» PROBLEM
Exclude the pictures and return every line exactly as written.

» DATASET EXCERPT
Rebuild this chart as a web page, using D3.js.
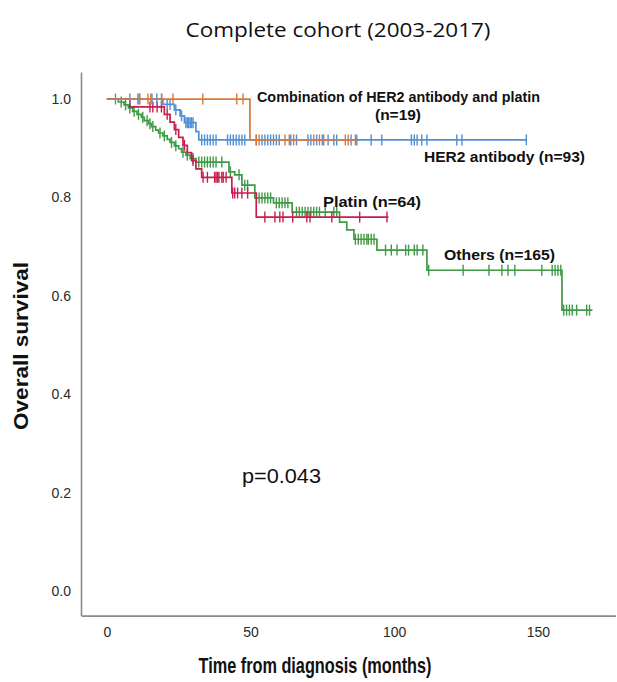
<!DOCTYPE html>
<html><head><meta charset="utf-8">
<script src="https://cdn.jsdelivr.net/npm/d3@7"></script>
<style>
body{margin:0;background:#fff;}
svg{display:block;}
</style></head>
<body>
<svg id="c" width="617" height="682"></svg>
<script>
// ---- data (months, overall survival) ----
const xTicks = [0, 50, 100, 150];
const yTicks = [0.0, 0.2, 0.4, 0.6, 0.8, 1.0];

// Combination of HER2 antibody and platin (n=19)
const comboSteps = [[0,1.0],[49.8,0.917]];
const comboEnd = 87;
const comboCensor = [11.5,14.3,15.3,19.1,23,33.4,45.2,47.4,52,53,62,63.5,65,72,74,75.5,83,84,86.5];

// HER2 antibody (n=93)
const herSteps = [[0,1.0],[19.5,0.989],[23.5,0.978],[25.5,0.966],[27,0.952],[31,0.934],[32,0.917]];
const herEnd = 146;
const herCensor = [3,8,10.8,11.2,15.7,17.4,19,21,22,24,26,27.5,28,28.5,29,29.5,30,
  33,34,35,36,37,38,42,43,44,45,46,47,48,52,54,55,56,57,58,59,60,64,66,70,71,73,75,77,79,80,
  85,87,92,95.7,106,107,108,109.6,111.4,121.8,123.6,146];

// Platin (n=64)
const platSteps = [[0,1.0],[8,0.984],[20,0.969],[22,0.953],[23.5,0.938],[25,0.922],[26.5,0.906],
  [28,0.891],[29.5,0.875],[31,0.858],[33,0.841],[43.5,0.809],[52,0.760]];
const platEnd = 98;
const platCensor = [15,16,17.5,19,21,24,27,30,33.5,35,37.5,38,38.5,39,40,40.5,41.5,
  43.8,44.5,45.5,47,49,55,58.5,60.2,61.3,64.7,69.6,70.7,78.3,88,97.5];

// Others (n=165)
const othSteps = [[0,1.0],[4,0.994],[6,0.988],[7.5,0.982],[9,0.975],[10.5,0.969],[12,0.963],[13,0.956],
  [14.5,0.950],[15.5,0.944],[17,0.937],[18,0.931],[19.5,0.925],[21,0.918],[22,0.912],[23.5,0.905],
  [25,0.899],[26,0.892],[27.5,0.886],[29,0.879],[31,0.872],[42.5,0.852],[44.5,0.846],[47,0.825],
  [51.5,0.799],[58,0.789],[64.5,0.770],[81,0.750],[83.5,0.734],[86,0.715],[94,0.693],[111.4,0.652],[158.4,0.571]];
const othEnd = 169;
const othCensor = [5,6.5,8,9.5,11,12.5,14,15,16,18.5,20,22.5,24,26.5,28,30,32,33,34,35,36,37,38,40,
  43,46,48,49,53,54,55,56,57,59,60,61,62,63,66,67,68,69,70,71,72,73,74,76,79,80,
  86.5,87.5,88.5,89.5,90.5,91,92,93,97,99,101,104,105,107,108,110,112,124,133,137.5,139.6,142,151.4,
  155,156,157,158,159,160,161,162,163.5,167,168];

const groups = [
  {name:"Others", steps:othSteps, end:othEnd, censor:othCensor, color:"#3f9a45"},
  {name:"Platin", steps:platSteps, end:platEnd, censor:platCensor, color:"#c81e4e"},
  {name:"HER2 antibody", steps:herSteps, end:herEnd, censor:herCensor, color:"#4f8fd6"},
  {name:"Combination", steps:comboSteps, end:comboEnd, censor:comboCensor, color:"#d9783c"}
];

// ---- scales ----
const svg = d3.select("#c");
const x = d3.scaleLinear().domain([-9, 177]).range([81, 615.4]);
const y = d3.scaleLinear().domain([-0.05, 1.055]).range([615.6, 72]);

// ---- axes ----
const axisColor = "#8a8a8a";
const gx = svg.append("g").attr("transform", `translate(0,${y(-0.05)})`)
  .call(d3.axisBottom(x).tickValues(xTicks).tickFormat(d3.format("d")).tickSize(0).tickSizeOuter(0).tickPadding(11));
const gy = svg.append("g").attr("transform", `translate(${x(-9)},0)`)
  .call(d3.axisLeft(y).tickValues(yTicks).tickFormat(d3.format(".1f")).tickSize(0).tickSizeOuter(0).tickPadding(10));
[gx, gy].forEach(g => {
  g.select(".domain").attr("stroke", axisColor).attr("stroke-width", 1.6);
  g.selectAll("text").attr("font-family", "Liberation Sans, Arial, sans-serif")
    .attr("font-size", 14).attr("fill", "#2a2a2a");
});

// ---- curves ----
function survAt(steps, t){
  let s = steps[0][1];
  for (const [tt, ss] of steps) { if (tt <= t) s = ss; }
  return s;
}
const line = d3.line().x(d => x(d[0])).y(d => y(d[1])).curve(d3.curveStepAfter);
groups.forEach(g => {
  const pts = g.steps.concat([[g.end, g.steps[g.steps.length-1][1]]]);
  svg.append("path").datum(pts).attr("d", line)
    .attr("fill", "none").attr("stroke", g.color).attr("stroke-width", 1.7);
  svg.append("g").selectAll("line").data(g.censor).join("line")
    .attr("x1", d => x(d)).attr("x2", d => x(d))
    .attr("y1", d => y(survAt(g.steps, d)) - 5.5).attr("y2", d => y(survAt(g.steps, d)) + 5.5)
    .attr("stroke", g.color).attr("stroke-width", 1.4);
});

// ---- labels ----
const bold = "Liberation Sans, Arial, sans-serif";
function txt(s, px, py, size, opts = {}) {
  const t = svg.append("text").attr("x", px).attr("y", py).text(s)
    .attr("font-family", opts.family || bold).attr("font-size", size)
    .attr("font-weight", opts.weight || "bold").attr("fill", opts.fill || "#111")
    .attr("text-anchor", opts.anchor || "start").attr("dominant-baseline", "middle");
  if (opts.len) t.attr("textLength", opts.len).attr("lengthAdjust", "spacingAndGlyphs");
  return t;
}
txt("Complete cohort (2003-2017)", 338, 32, 20, {family:"Open Sans, sans-serif", weight:"normal", anchor:"middle", len:305});
txt("Combination of HER2 antibody and platin", 257, 98, 15.5, {len:283});
txt("(n=19)", 398, 116, 15.5, {anchor:"middle", len:46});
txt("HER2 antibody (n=93)", 424, 158, 15.5, {len:161});
txt("Platin (n=64)", 323, 203, 15.5, {len:98});
txt("Others (n=165)", 444, 256, 15.5, {len:111});
txt("p=0.043", 242, 478, 20, {weight:"normal", len:79});
txt("Time from diagnosis (months)", 315, 667, 22, {anchor:"middle", len:233});
txt("Overall survival", 0, 0, 21, {anchor:"middle", len:168})
  .attr("transform", "translate(22,346) rotate(-90)").attr("x", 0).attr("y", 0);
</script>
</body></html>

» OUTPUT
Rebuild this chart as a web page, using D3.js.
<!DOCTYPE html>
<html><head><meta charset="utf-8">
<script src="https://cdn.jsdelivr.net/npm/d3@7"></script>
<style>
body{margin:0;background:#fff;}
svg{display:block;}
</style></head>
<body>
<svg id="c" width="617" height="682"></svg>
<script>
// ---- data (months, overall survival) ----
const xTicks = [0, 50, 100, 150];
const yTicks = [0.0, 0.2, 0.4, 0.6, 0.8, 1.0];

// Combination of HER2 antibody and platin (n=19)
const comboSteps = [[0,1.0],[49.8,0.917]];
const comboEnd = 87;
const comboCensor = [11.5,14.3,15.3,19.1,23,33.4,45.2,47.4,52,53,62,63.5,65,72,74,75.5,83,84,86.5];

// HER2 antibody (n=93)
const herSteps = [[0,1.0],[19.5,0.989],[23.5,0.978],[25.5,0.966],[27,0.952],[31,0.934],[32,0.917]];
const herEnd = 146;
const herCensor = [3,8,10.8,11.2,15.7,17.4,19,21,22,24,26,27.5,28,28.5,29,29.5,30,
  33,34,35,36,37,38,42,43,44,45,46,47,48,52,54,55,56,57,58,59,60,64,66,70,71,73,75,77,79,80,
  85,87,92,95.7,106,107,108,109.6,111.4,121.8,123.6,146];

// Platin (n=64)
const platSteps = [[0,1.0],[8,0.984],[20,0.969],[22,0.953],[23.5,0.938],[25,0.922],[26.5,0.906],
  [28,0.891],[29.5,0.875],[31,0.858],[33,0.841],[43.5,0.809],[52,0.760]];
const platEnd = 98;
const platCensor = [15,16,17.5,19,21,24,27,30,33.5,35,37.5,38,38.5,39,40,40.5,41.5,
  43.8,44.5,45.5,47,49,55,58.5,60.2,61.3,64.7,69.6,70.7,78.3,88,97.5];

// Others (n=165)
const othSteps = [[0,1.0],[4,0.994],[6,0.988],[7.5,0.982],[9,0.975],[10.5,0.969],[12,0.963],[13,0.956],
  [14.5,0.950],[15.5,0.944],[17,0.937],[18,0.931],[19.5,0.925],[21,0.918],[22,0.912],[23.5,0.905],
  [25,0.899],[26,0.892],[27.5,0.886],[29,0.879],[31,0.872],[42.5,0.852],[44.5,0.846],[47,0.825],
  [51.5,0.799],[58,0.789],[64.5,0.770],[81,0.750],[83.5,0.734],[86,0.715],[94,0.693],[111.4,0.652],[158.4,0.571]];
const othEnd = 169;
const othCensor = [5,6.5,8,9.5,11,12.5,14,15,16,18.5,20,22.5,24,26.5,28,30,32,33,34,35,36,37,38,40,
  43,46,48,49,53,54,55,56,57,59,60,61,62,63,66,67,68,69,70,71,72,73,74,76,79,80,
  86.5,87.5,88.5,89.5,90.5,91,92,93,97,99,101,104,105,107,108,110,112,124,133,137.5,139.6,142,151.4,
  155,156,157,158,159,160,161,162,163.5,167,168];

const groups = [
  {name:"Others", steps:othSteps, end:othEnd, censor:othCensor, color:"#3f9a45"},
  {name:"Platin", steps:platSteps, end:platEnd, censor:platCensor, color:"#c81e4e"},
  {name:"HER2 antibody", steps:herSteps, end:herEnd, censor:herCensor, color:"#4f8fd6"},
  {name:"Combination", steps:comboSteps, end:comboEnd, censor:comboCensor, color:"#d9783c"}
];

// ---- scales ----
const svg = d3.select("#c");
const x = d3.scaleLinear().domain([-9, 177]).range([81, 615.4]);
const y = d3.scaleLinear().domain([-0.05, 1.055]).range([615.6, 72]);

// ---- axes ----
const axisColor = "#8a8a8a";
const gx = svg.append("g").attr("transform", `translate(0,${y(-0.05)})`)
  .call(d3.axisBottom(x).tickValues(xTicks).tickFormat(d3.format("d")).tickSize(0).tickSizeOuter(0).tickPadding(11));
const gy = svg.append("g").attr("transform", `translate(${x(-9)},0)`)
  .call(d3.axisLeft(y).tickValues(yTicks).tickFormat(d3.format(".1f")).tickSize(0).tickSizeOuter(0).tickPadding(10));
[gx, gy].forEach(g => {
  g.select(".domain").attr("stroke", axisColor).attr("stroke-width", 1.6);
  g.selectAll("text").attr("font-family", "Liberation Sans, Arial, sans-serif")
    .attr("font-size", 14).attr("fill", "#2a2a2a");
});

// ---- curves ----
function survAt(steps, t){
  let s = steps[0][1];
  for (const [tt, ss] of steps) { if (tt <= t) s = ss; }
  return s;
}
const line = d3.line().x(d => x(d[0])).y(d => y(d[1])).curve(d3.curveStepAfter);
groups.forEach(g => {
  const pts = g.steps.concat([[g.end, g.steps[g.steps.length-1][1]]]);
  svg.append("path").datum(pts).attr("d", line)
    .attr("fill", "none").attr("stroke", g.color).attr("stroke-width", 1.7);
  svg.append("g").selectAll("line").data(g.censor).join("line")
    .attr("x1", d => x(d)).attr("x2", d => x(d))
    .attr("y1", d => y(survAt(g.steps, d)) - 5.5).attr("y2", d => y(survAt(g.steps, d)) + 5.5)
    .attr("stroke", g.color).attr("stroke-width", 1.4);
});

// ---- labels ----
const bold = "Liberation Sans, Arial, sans-serif";
function txt(s, px, py, size, opts = {}) {
  const t = svg.append("text").attr("x", px).attr("y", py).text(s)
    .attr("font-family", opts.family || bold).attr("font-size", size)
    .attr("font-weight", opts.weight || "bold").attr("fill", opts.fill || "#111")
    .attr("text-anchor", opts.anchor || "start").attr("dominant-baseline", "middle");
  if (opts.len) t.attr("textLength", opts.len).attr("lengthAdjust", "spacingAndGlyphs");
  return t;
}
txt("Complete cohort (2003-2017)", 338, 32, 20, {family:"Open Sans, sans-serif", weight:"normal", anchor:"middle", len:305});
txt("Combination of HER2 antibody and platin", 257, 98, 15.5, {len:283});
txt("(n=19)", 398, 116, 15.5, {anchor:"middle", len:46});
txt("HER2 antibody (n=93)", 424, 158, 15.5, {len:161});
txt("Platin (n=64)", 323, 203, 15.5, {len:98});
txt("Others (n=165)", 444, 256, 15.5, {len:111});
txt("p=0.043", 242, 478, 20, {weight:"normal", len:79});
txt("Time from diagnosis (months)", 315, 667, 22, {anchor:"middle", len:233});
txt("Overall survival", 0, 0, 21, {anchor:"middle", len:168})
  .attr("transform", "translate(22,346) rotate(-90)").attr("x", 0).attr("y", 0);
</script>
</body></html>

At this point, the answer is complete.